Aim of the exercise ▸ Take the listing from its first line through the line that contains "d3.scaleLinear().domain([0, 50]).range([mBottom, mTop]);" and please retype those lines exactly, leaving out the pictures.

------------------------------

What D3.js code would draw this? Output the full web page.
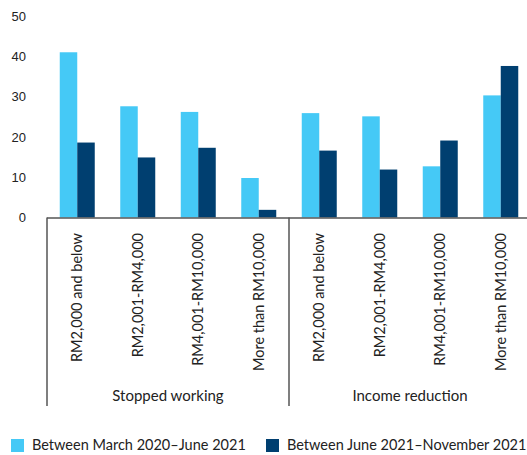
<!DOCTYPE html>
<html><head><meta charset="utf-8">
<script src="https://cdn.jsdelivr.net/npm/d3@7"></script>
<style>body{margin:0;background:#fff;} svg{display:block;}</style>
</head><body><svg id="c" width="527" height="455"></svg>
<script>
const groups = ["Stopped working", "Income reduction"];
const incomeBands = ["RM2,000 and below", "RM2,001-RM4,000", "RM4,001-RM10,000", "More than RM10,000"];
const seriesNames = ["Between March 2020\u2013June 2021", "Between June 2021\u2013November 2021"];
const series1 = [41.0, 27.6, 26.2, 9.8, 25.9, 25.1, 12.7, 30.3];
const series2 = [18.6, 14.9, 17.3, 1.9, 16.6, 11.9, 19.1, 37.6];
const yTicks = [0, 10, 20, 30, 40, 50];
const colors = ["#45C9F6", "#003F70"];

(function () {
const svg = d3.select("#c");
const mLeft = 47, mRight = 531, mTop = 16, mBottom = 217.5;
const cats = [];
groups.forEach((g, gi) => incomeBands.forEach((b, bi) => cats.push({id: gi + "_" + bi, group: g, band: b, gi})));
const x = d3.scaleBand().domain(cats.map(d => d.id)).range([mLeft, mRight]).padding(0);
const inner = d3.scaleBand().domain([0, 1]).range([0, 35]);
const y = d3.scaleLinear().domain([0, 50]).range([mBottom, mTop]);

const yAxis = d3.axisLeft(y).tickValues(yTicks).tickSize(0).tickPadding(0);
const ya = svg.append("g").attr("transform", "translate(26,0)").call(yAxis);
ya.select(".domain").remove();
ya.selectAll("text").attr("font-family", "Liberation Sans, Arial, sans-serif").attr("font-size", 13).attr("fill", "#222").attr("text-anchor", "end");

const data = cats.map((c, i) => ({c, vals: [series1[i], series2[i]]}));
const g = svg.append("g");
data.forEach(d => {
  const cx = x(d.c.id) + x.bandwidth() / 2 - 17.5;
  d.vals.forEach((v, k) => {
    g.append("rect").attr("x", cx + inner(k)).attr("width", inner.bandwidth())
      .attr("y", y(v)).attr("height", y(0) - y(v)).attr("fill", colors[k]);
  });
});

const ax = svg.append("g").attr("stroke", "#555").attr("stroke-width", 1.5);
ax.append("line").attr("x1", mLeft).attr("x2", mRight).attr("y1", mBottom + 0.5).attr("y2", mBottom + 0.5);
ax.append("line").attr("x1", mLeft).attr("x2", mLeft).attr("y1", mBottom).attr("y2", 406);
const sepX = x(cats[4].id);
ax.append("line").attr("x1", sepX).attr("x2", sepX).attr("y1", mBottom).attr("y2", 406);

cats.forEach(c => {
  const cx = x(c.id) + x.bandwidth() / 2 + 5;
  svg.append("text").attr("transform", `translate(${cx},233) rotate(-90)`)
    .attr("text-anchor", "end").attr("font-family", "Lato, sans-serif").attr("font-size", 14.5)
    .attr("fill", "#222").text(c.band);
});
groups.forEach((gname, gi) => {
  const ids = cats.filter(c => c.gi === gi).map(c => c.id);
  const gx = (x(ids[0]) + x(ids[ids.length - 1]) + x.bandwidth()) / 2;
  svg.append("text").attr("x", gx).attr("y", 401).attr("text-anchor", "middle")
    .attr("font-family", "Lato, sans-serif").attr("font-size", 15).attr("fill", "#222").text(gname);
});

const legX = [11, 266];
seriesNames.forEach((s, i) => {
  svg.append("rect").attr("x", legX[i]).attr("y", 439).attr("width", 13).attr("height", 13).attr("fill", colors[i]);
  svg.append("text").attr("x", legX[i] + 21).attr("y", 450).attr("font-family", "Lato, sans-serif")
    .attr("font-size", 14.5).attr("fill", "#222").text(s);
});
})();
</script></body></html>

------------------------------

Right answer ▸
What D3.js code would draw this? Output the full web page.
<!DOCTYPE html>
<html><head><meta charset="utf-8">
<script src="https://cdn.jsdelivr.net/npm/d3@7"></script>
<style>body{margin:0;background:#fff;} svg{display:block;}</style>
</head><body><svg id="c" width="527" height="455"></svg>
<script>
const groups = ["Stopped working", "Income reduction"];
const incomeBands = ["RM2,000 and below", "RM2,001-RM4,000", "RM4,001-RM10,000", "More than RM10,000"];
const seriesNames = ["Between March 2020\u2013June 2021", "Between June 2021\u2013November 2021"];
const series1 = [41.0, 27.6, 26.2, 9.8, 25.9, 25.1, 12.7, 30.3];
const series2 = [18.6, 14.9, 17.3, 1.9, 16.6, 11.9, 19.1, 37.6];
const yTicks = [0, 10, 20, 30, 40, 50];
const colors = ["#45C9F6", "#003F70"];

(function () {
const svg = d3.select("#c");
const mLeft = 47, mRight = 531, mTop = 16, mBottom = 217.5;
const cats = [];
groups.forEach((g, gi) => incomeBands.forEach((b, bi) => cats.push({id: gi + "_" + bi, group: g, band: b, gi})));
const x = d3.scaleBand().domain(cats.map(d => d.id)).range([mLeft, mRight]).padding(0);
const inner = d3.scaleBand().domain([0, 1]).range([0, 35]);
const y = d3.scaleLinear().domain([0, 50]).range([mBottom, mTop]);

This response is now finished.